Eu acho que o obstáculo que está aqui colocado é esta insistência numa política de direita que tem colocado os trabalhadores num caminho de baixos salários, de precariedade, de ataque aos direitos dos trabalhadores, de condições de ataque ao direito sindical, à liberdade sindical, de precariedade, de horários desregulados. Por exemplo, uma perspectiva de futuro que nós temos já, mais imediatamente, por exemplo, é a questão das 35 horas de trabalho para todos, que consideramos ser uma questão de progresso social básica. Os avanços da tecnologia e da ciência têm permitido que um trabalhador produza exponencialmente mais do que produzia há 10 , 15 anos, 20 ou 100 anos atrás e, no entanto, continuamos com as 40 horas de trabalho. E mais, não só continuamos com as 40 horas de trabalho, como há muitos trabalhadores que trabalham mais de 40 horas por semana, que trabalham mais de 8 horas por dia, com horários brutalmente desregulados, nos quais sabem num dia que no dia seguinte vão trabalhar. Deveria ser ao contrário. Nós deveríamos estar a reduzir os horários de trabalho e não a aumentar. E nem sequer com esta ideia que agora apareceu outra vez, dos 4 dias por semana, o que se perspectiva era uma manutenção da semana das 40 horas, aumentando a carga horária de cada dia. Ora, isto é um retrocesso.

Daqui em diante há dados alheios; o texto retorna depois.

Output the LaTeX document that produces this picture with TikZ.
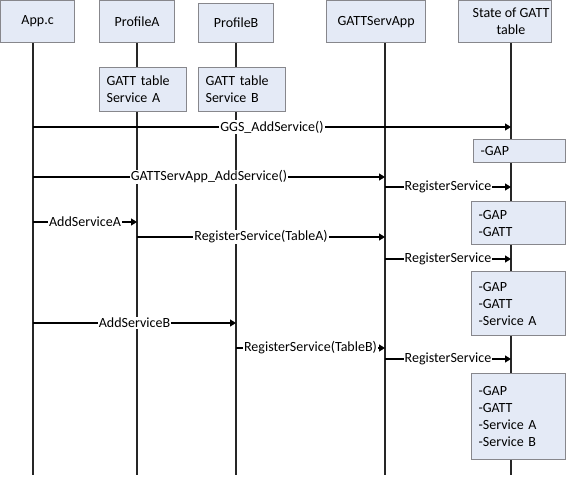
\documentclass[tikz,border=0pt]{standalone}
\usepackage{fontspec}
\setmainfont{Carlito}
\usetikzlibrary{arrows.meta}
\definecolor{boxfill}{RGB}{228,234,246}
\definecolor{boxline}{RGB}{135,135,140}
\begin{document}
\begin{tikzpicture}[x=1pt,y=-1pt,
  font=\fontsize{14}{17}\selectfont,
  box/.style={draw=boxline, fill=boxfill, line width=1.2pt, inner sep=0pt},
  hdr/.style={box, anchor=north west, minimum height=42},
  tbl/.style={box, anchor=north west, align=left, inner xsep=7pt, inner ysep=0pt},
  life/.style={line width=1.4pt, draw=black!85},
  msg/.style={line width=1.2pt, -{Triangle[length=6pt,width=7pt]}},
  lbl/.style={fill=white, inner sep=1pt}]
\useasboundingbox (0,0) rectangle (566,479);

% lifelines
\coordinate (appT) at (33,42);  \coordinate (appE) at (33,475);
\coordinate (paT) at (137,42);  \coordinate (paE) at (137,475);
\coordinate (pbT) at (236,42);  \coordinate (pbE) at (236,475);
\coordinate (gsT) at (385,42);  \coordinate (gsE) at (385,475);
\coordinate (stT) at (511,42);  \coordinate (stE) at (511,475);
\draw[life] (appT) -- (appE);
\draw[life] (paT) -- (paE);
\draw[life] (pbT) -- (pbE);
\draw[life] (gsT) -- (gsE);
\draw[life] (stT) -- (stE);

% headers
\node[hdr, minimum width=74] (app) at (0,0) {App.c};
\node[hdr, minimum width=75] (pa) at (99,0) {ProfileA};
\node[hdr, minimum width=75, minimum height=39] (pb) at (198,3) {ProfileB};
\node[hdr, minimum width=99] (gs) at (326,0) {GATTServApp};
\node[hdr, minimum width=93] (st) at (458,0) {};
\node[align=center, inner sep=0pt] (stt) at (511,21) {State of GATT\\table};

% GATT tables of profiles
\node[tbl, text width=73, minimum height=44] (ta) at (99,67) {GATT table\\Service A};
\node[tbl, text width=73, minimum height=44] (tb) at (198,67) {GATT table\\Service B};

% messages
\coordinate (m1s) at (33,127);  \coordinate (m1e) at (511,127);
\draw[msg] (m1s) -- node[lbl] (l1) {GGS\_AddService()} (m1e);

\coordinate (m2s) at (33,177);  \coordinate (m2e) at (385,177);
\draw[msg] (m2s) -- node[lbl] (l2) {GATTServApp\_AddService()} (m2e);

\coordinate (m3s) at (385,187); \coordinate (m3e) at (511,187);
\draw[msg] (m3s) -- node[lbl] (l3) {RegisterService} (m3e);

\coordinate (m4s) at (33,222);  \coordinate (m4e) at (137,222);
\draw[msg] (m4s) -- node[lbl] (l4) {AddServiceA} (m4e);

\coordinate (m5s) at (137,237); \coordinate (m5e) at (385,237);
\draw[msg] (m5s) -- node[lbl] (l5) {RegisterService(TableA)} (m5e);

\coordinate (m6s) at (385,259); \coordinate (m6e) at (511,259);
\draw[msg] (m6s) -- node[lbl] (l6) {RegisterService} (m6e);

\coordinate (m7s) at (33,323);  \coordinate (m7e) at (236,323);
\draw[msg] (m7s) -- node[lbl] (l7) {AddServiceB} (m7e);

\coordinate (m8s) at (236,348); \coordinate (m8e) at (385,348);
\draw[msg] (m8s) -- node[lbl] (l8) {RegisterService(TableB)} (m8e);

\coordinate (m9s) at (385,359); \coordinate (m9e) at (511,359);
\draw[msg] (m9s) -- node[lbl] (l9) {RegisterService} (m9e);

% state of GATT table
\node[tbl, text width=78, minimum height=23] (s1) at (473,139) {-GAP};
\node[tbl, text width=80, minimum height=43] (s2) at (471,201) {-GAP\\-GATT};
\node[tbl, text width=80, minimum height=64] (s3) at (471,271) {-GAP\\-GATT\\-Service A};
\node[tbl, text width=80, minimum height=86] (s4) at (471,373) {-GAP\\-GATT\\-Service A\\-Service B};
\end{tikzpicture}
\end{document}
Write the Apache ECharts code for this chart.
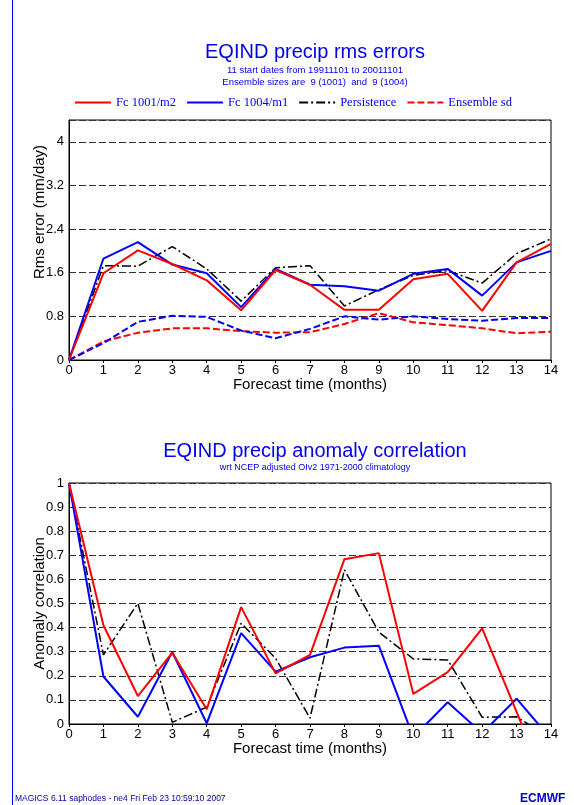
<!DOCTYPE html>
<html>
<head>
<meta charset="utf-8">
<script src="https://cdn.jsdelivr.net/npm/echarts@6/dist/echarts.min.js"></script>
<style>
html, body { margin: 0; padding: 0; background: #fff; }
#main { width: 574px; height: 805px; }
</style>
</head>
<body>
<div id="main"></div>
<script>
var chart = echarts.init(document.getElementById('main'));

// forecast months
var months = ['0','1','2','3','4','5','6','7','8','9','10','11','12','13','14'];

// rms errors (mm/day)
var rmsFc1001 = [0, 1.59, 2.01, 1.76, 1.46, 0.91, 1.65, 1.38, 0.92, 0.92, 1.48, 1.58, 0.90, 1.79, 2.13];
var rmsFc1004 = [0, 1.86, 2.16, 1.75, 1.59, 0.97, 1.67, 1.38, 1.35, 1.27, 1.58, 1.67, 1.18, 1.79, 2.00];
var rmsPersist = [0, 1.73, 1.72, 2.08, 1.67, 1.08, 1.69, 1.73, 0.99, 1.29, 1.55, 1.64, 1.41, 1.95, 2.22];
var sd1001 = [0, 0.34, 0.50, 0.58, 0.58, 0.53, 0.50, 0.51, 0.66, 0.86, 0.69, 0.64, 0.58, 0.49, 0.52];
var sd1004 = [0, 0.31, 0.70, 0.81, 0.79, 0.54, 0.40, 0.57, 0.80, 0.74, 0.80, 0.75, 0.72, 0.77, 0.77];

// anomaly correlation
var acFc1001 = [1, 0.41, 0.116, 0.296, 0.061, 0.485, 0.21, 0.287, 0.684, 0.709, 0.125, 0.215, 0.397, 0.05, -0.3];
var acFc1004 = [1, 0.197, 0.03, 0.299, 0.003, 0.377, 0.217, 0.277, 0.317, 0.325, -0.055, 0.09, -0.038, 0.105, -0.062];
var acPersist = [1, 0.287, 0.501, 0.007, 0.07, 0.418, 0.273, 0.024, 0.64, 0.381, 0.27, 0.266, 0.028, 0.03, -0.06];

var legendNames = ['Fc 1001/m2', 'Fc 1004/m1', 'Persistence', 'Ensemble sd'];

var gridLine = { show: true, lineStyle: { color: '#333', type: [7, 3], width: 1 } };
var axisLab = { color: '#000', fontSize: 13, fontFamily: 'Liberation Sans' };
var nameStyle = { color: '#000', fontSize: 15, fontFamily: 'Liberation Sans' };

function xAx(idx) {
    return {
        type: 'category',
        gridIndex: idx,
        data: months,
        boundaryGap: false,
        name: 'Forecast time (months)',
        nameLocation: 'middle',
        nameGap: 17,
        nameMoveOverlap: false,
        nameTextStyle: nameStyle,
        axisLine: { lineStyle: { color: '#000', width: 1 } },
        axisTick: { show: true, length: 3, lineStyle: { color: '#000' } },
        axisLabel: Object.assign({ margin: 4 }, axisLab),
        splitLine: { show: false }
    };
}

function line(name, data, color, type, width, xi) {
    return {
        name: name,
        type: 'line',
        xAxisIndex: xi,
        yAxisIndex: xi,
        data: data,
        symbol: 'none',
        silent: true,
        clip: true,
        lineStyle: { color: color, type: type, width: width },
        itemStyle: { color: color }
    };
}

var option = {
    backgroundColor: '#fff',
    animation: false,
    title: [{
        text: 'EQIND precip rms errors',
        subtext: '11 start dates from 19911101 to 20011101\nEnsemble sizes are  9 (1001)  and  9 (1004)',
        left: 310,
        top: 37,
        textAlign: 'center',
        itemGap: 2,
        textStyle: { color: '#0000ee', fontSize: 20, fontWeight: 'normal', fontFamily: 'Liberation Sans' },
        subtextStyle: { color: '#0000ee', fontSize: 9.5, lineHeight: 12, fontFamily: 'Liberation Sans' }
    }, {
        text: 'EQIND precip anomaly correlation',
        subtext: 'wrt NCEP adjusted OIv2 1971-2000 climatology',
        left: 310,
        top: 436,
        textAlign: 'center',
        itemGap: 2,
        textStyle: { color: '#0000ee', fontSize: 20, fontWeight: 'normal', fontFamily: 'Liberation Sans' },
        subtextStyle: { color: '#0000ee', fontSize: 9, fontFamily: 'Liberation Sans' }
    }],
    legend: {
        data: legendNames,
        left: 69,
        top: 91,
        itemWidth: 36,
        itemHeight: 12,
        itemGap: 10,
        selectedMode: false,
        itemStyle: { opacity: 0 },
        textStyle: { color: '#0000ee', fontSize: 12.5, fontFamily: 'Liberation Serif' }
    },
    grid: [
        { left: 69, right: 23, top: 120, bottom: 445, show: true, borderColor: '#000', borderWidth: 1 },
        { left: 69, right: 23, top: 483, bottom: 81, show: true, borderColor: '#000', borderWidth: 1 }
    ],
    xAxis: [xAx(0), xAx(1)],
    yAxis: [{
        type: 'value',
        gridIndex: 0,
        min: 0,
        max: 4.4,
        interval: 0.8,
        name: 'Rms error (mm/day)',
        nameLocation: 'middle',
        nameGap: 22,
        nameMoveOverlap: false,
        nameTextStyle: Object.assign({ padding: [0, 0, 0, 56] }, nameStyle),
        axisLine: { show: true, lineStyle: { color: '#000' } },
        axisTick: { show: false },
        axisLabel: Object.assign({ showMaxLabel: false, margin: 5 }, axisLab),
        splitLine: gridLine
    }, {
        type: 'value',
        gridIndex: 1,
        min: 0,
        max: 1,
        interval: 0.1,
        name: 'Anomaly correlation',
        nameLocation: 'middle',
        nameGap: 22,
        nameMoveOverlap: false,
        nameTextStyle: nameStyle,
        axisLine: { show: true, lineStyle: { color: '#000' } },
        axisTick: { show: false },
        axisLabel: Object.assign({ margin: 5 }, axisLab),
        splitLine: gridLine
    }],
    series: [
        line('Ensemble sd', sd1001, '#ff0000', [7, 3], 2, 0),
        line('Ensemble sd 1004', sd1004, '#0000ff', [7, 3], 2, 0),
        line('Persistence', rmsPersist, '#000000', [9, 3, 2, 3], 1.5, 0),
        line('Fc 1004/m1', rmsFc1004, '#0000ff', 'solid', 2, 0),
        line('Fc 1001/m2', rmsFc1001, '#ff0000', 'solid', 2, 0),
        line('Persistence', acPersist, '#000000', [9, 3, 2, 3], 1.5, 1),
        line('Fc 1004/m1', acFc1004, '#0000ff', 'solid', 2, 1),
        line('Fc 1001/m2', acFc1001, '#ff0000', 'solid', 2, 1)
    ],
    graphic: [{
        type: 'line',
        shape: { x1: 12.5, y1: 0, x2: 12.5, y2: 805 },
        style: { stroke: '#0000ff', lineWidth: 1 }
    }, {
        type: 'text',
        left: 15,
        top: 794,
        style: { text: 'MAGICS 6.11 saphodes - ne4 Fri Feb 23 10:59:10 2007', fill: '#0000aa', font: '8.5px Liberation Sans' }
    }, {
        type: 'text',
        left: 520,
        top: 793,
        style: { text: 'ECMWF', fill: '#0000cc', font: 'bold 12px Liberation Sans' }
    }]
};

chart.setOption(option);
</script>
</body>
</html>
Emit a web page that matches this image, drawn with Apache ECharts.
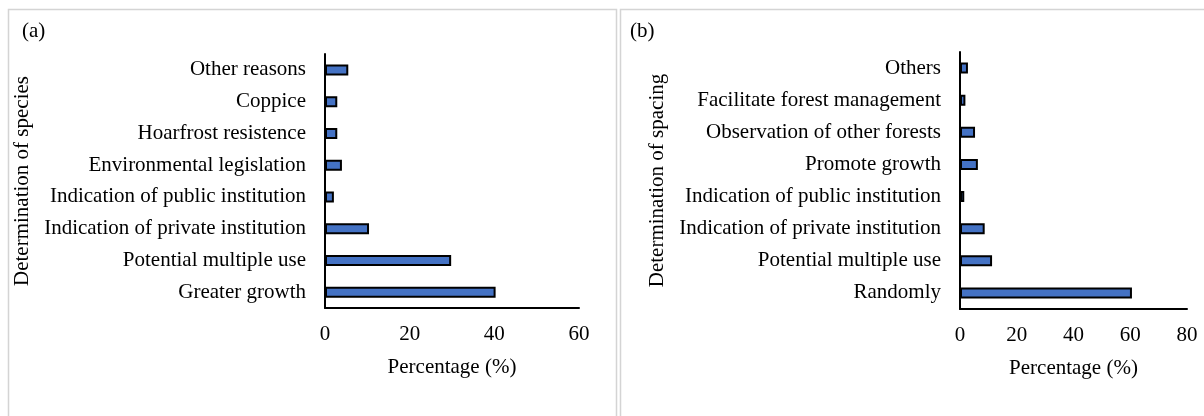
<!DOCTYPE html>
<html>

<head>
    <meta charset="UTF-8">
    <script src="https://cdn.jsdelivr.net/npm/echarts@6/dist/echarts.min.js"></script>
    <style>
        html, body { margin: 0; padding: 0; background: #fff; }
    </style>
</head>

<body>
    <div id="main" style="width: 1204px;height:416px"></div>
    <script>
    // (a) 树种选择原因
    var speciesCats = ['Other reasons', 'Coppice', 'Hoarfrost resistence', 'Environmental legislation',
        'Indication of public institution', 'Indication of private institution', 'Potential multiple use', 'Greater growth'];
    var speciesVals = [5.5, 2.9, 2.9, 4.0, 2.1, 10.4, 29.8, 40.3];
    var speciesTicks = [0, 20, 40, 60];

    // (b) 株行距选择原因
    var spacingCats = ['Others', 'Facilitate forest management', 'Observation of other forests', 'Promote growth',
        'Indication of public institution', 'Indication of private institution', 'Potential multiple use', 'Randomly'];
    var spacingVals = [2.8, 1.9, 5.3, 6.3, 1.5, 8.7, 11.3, 60.6];
    var spacingTicks = [0, 20, 40, 60, 80];

    var font = 'Liberation Serif';
    var fs = 21;

    function xAxisOf(gridIndex, ticks) {
        return {
            type: 'value',
            gridIndex: gridIndex,
            min: ticks[0],
            max: ticks[ticks.length - 1],
            interval: ticks[1] - ticks[0],
            name: 'Percentage (%)',
            nameLocation: 'middle',
            nameGap: 49,
            nameTextStyle: { color: '#000', fontFamily: font, fontSize: fs },
            axisLine: { show: true, lineStyle: { color: '#000', width: 2 } },
            axisTick: { show: false },
            splitLine: { show: false },
            axisLabel: { color: '#000', fontFamily: font, fontSize: fs, margin: 16 }
        };
    }

    function yAxisOf(gridIndex, cats, title) {
        return {
            type: 'category',
            gridIndex: gridIndex,
            data: cats,
            inverse: true, // 第一项在最上面
            name: title,
            nameLocation: 'middle',
            nameGap: 292,
            nameTextStyle: { color: '#000', fontFamily: font, fontSize: fs },
            axisLine: { show: true, lineStyle: { color: '#000', width: 2 } },
            axisTick: { show: false },
            axisLabel: { color: '#000', fontFamily: font, fontSize: fs, margin: 19 }
        };
    }

    function barOf(idx, vals) {
        return {
            type: 'bar',
            xAxisIndex: idx,
            yAxisIndex: idx,
            data: vals,
            barWidth: 11,
            itemStyle: { color: '#4472C4', borderColor: '#000', borderWidth: 2 }
        };
    }

    var option = {
        animation: false,
        backgroundColor: '#fff',
        grid: [
            { left: 325, top: 54, width: 254, height: 254 },
            { left: 960, top: 52, width: 227, height: 257 }
        ],
        xAxis: [xAxisOf(0, speciesTicks), xAxisOf(1, spacingTicks)],
        yAxis: [yAxisOf(0, speciesCats, 'Determination of species'), yAxisOf(1, spacingCats, 'Determination of spacing')],
        series: [barOf(0, speciesVals), barOf(1, spacingVals)],
        graphic: [
            // 面板边框
            { type: 'rect', shape: { x: 8.5, y: 9.5, width: 608, height: 420 }, style: { fill: 'none', stroke: '#d4d4d4', lineWidth: 1.5 }, z: -1 },
            { type: 'rect', shape: { x: 620.5, y: 9.5, width: 600, height: 420 }, style: { fill: 'none', stroke: '#d4d4d4', lineWidth: 1.5 }, z: -1 },
            { type: 'text', left: 22, top: 21, style: { text: '(a)', fill: '#000', font: fs + 'px "' + font + '"' } },
            { type: 'text', left: 630, top: 21, style: { text: '(b)', fill: '#000', font: fs + 'px "' + font + '"' } }
        ]
    };

    var myChart = echarts.init(document.getElementById('main'));
    myChart.setOption(option);
    </script>
</body>

</html>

Portanto, a gente precisa de olhar para a frente, progredir, de dar melhores condições de vida e de trabalho, porque dando mais condições de vida e de trabalho aos trabalhadores eleva-se as condições de vida e de trabalho de toda a gente, dos reformados, das crianças, dos jovens, dos estudantes e é por aqui que a gente tem que progredir.


 

Sobre o entrevistado:

Dinis Lourenço foi entrevistado como representante da CGTP e da Interjovem:

CGTP, a maior confederação sindical do país, reune sindicatos de diversos sectores da economia portuguesa, luta ativamente, desde 1970, para melhorar e dar voz à classe trabalhadora. Interjovem, um sindicato membro da CGTP, focado nos problemas da juventude trabalhadora e estudantes, tendo desenvolvido uma importante atividade na luta pelos direitos dos jovens.